Robinson owned a considerable contemporary art collection that was used to decorate the set. The works included impressionist works by Gauguin, Degas, Duran, and Gladys Lloyd. Robinson was the subject of investigation by the House Un-American Activities Committee and it was reportedly the reason why the film was of a lower budget and caliber than his previous films.

The film offered a rare serious performance by the future sex symbol, Jayne Mansfield, who went on to star in hits like: The Girl Can't Help It (1956) and Will Success Spoil Rock Hunter? (1957).

==Reception==

===Critical response===
Film critic Bosley Crowther compared the film to The Asphalt Jungle but thought it was not as good. He wrote, "For one thing, the story of Illegal invades the higher echelons of crime, with a fast-thinking, double-dealing lawyer as the principal character ... The fact that this hard-bitten lawyer is played by Edward G. Robinson in his old vein of stinging sarcasm is a clue to what you may expect. But more than this and more than the climate of sordid deceit that is achieved is the fact that Illegal tries to blueprint The Asphalt Jungle's Marilyn Monroe.

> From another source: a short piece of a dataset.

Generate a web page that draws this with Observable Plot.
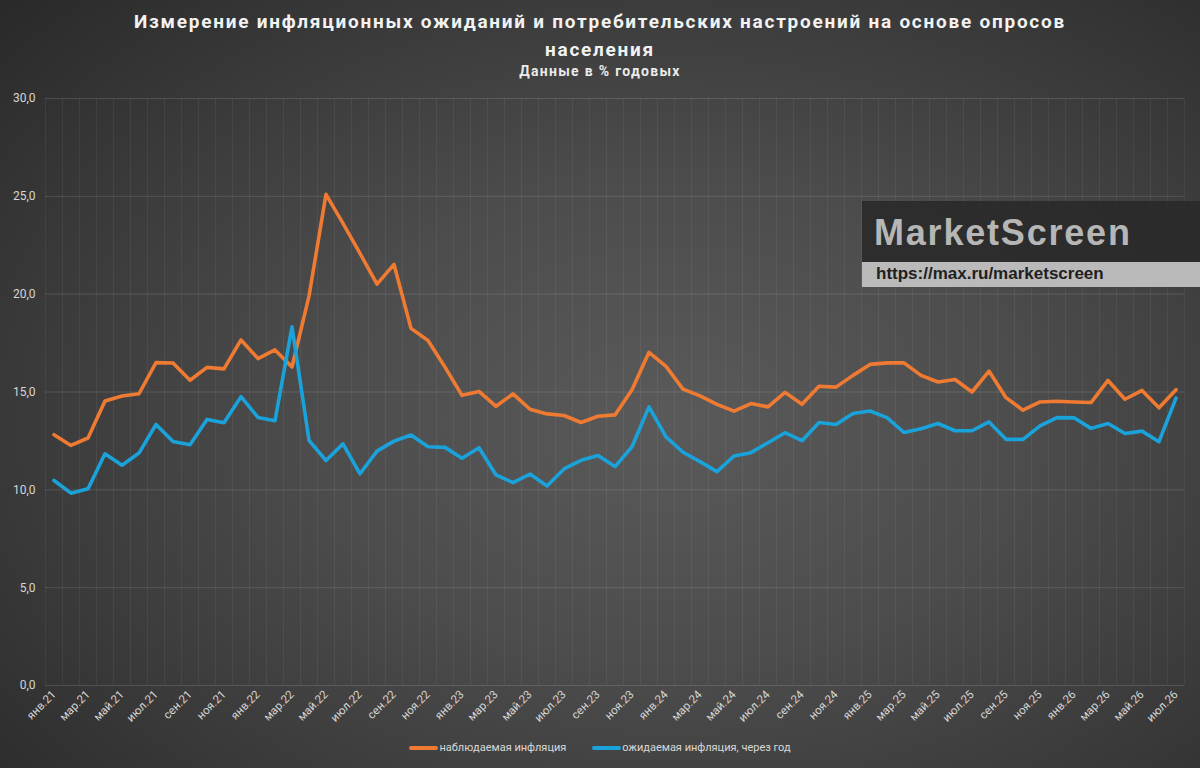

You may remember that Miss Monroe's first screen role was in the latter. She spoke not a word [actually, Monroe does speak in The Asphalt Jungle, and it was not her first role], but she went right to work as an adornment in the apartment of the criminal counselor. Well, in Illegal Jayne Mansfield plays precisely the same sort of role in the apartment of Albert Dekker, the big poobah of crime. Miss Mansfield, we might add, is the beauty who is imitating Miss Monroe in a feeble imitation of Once In a Lifetime on the Broadway stage."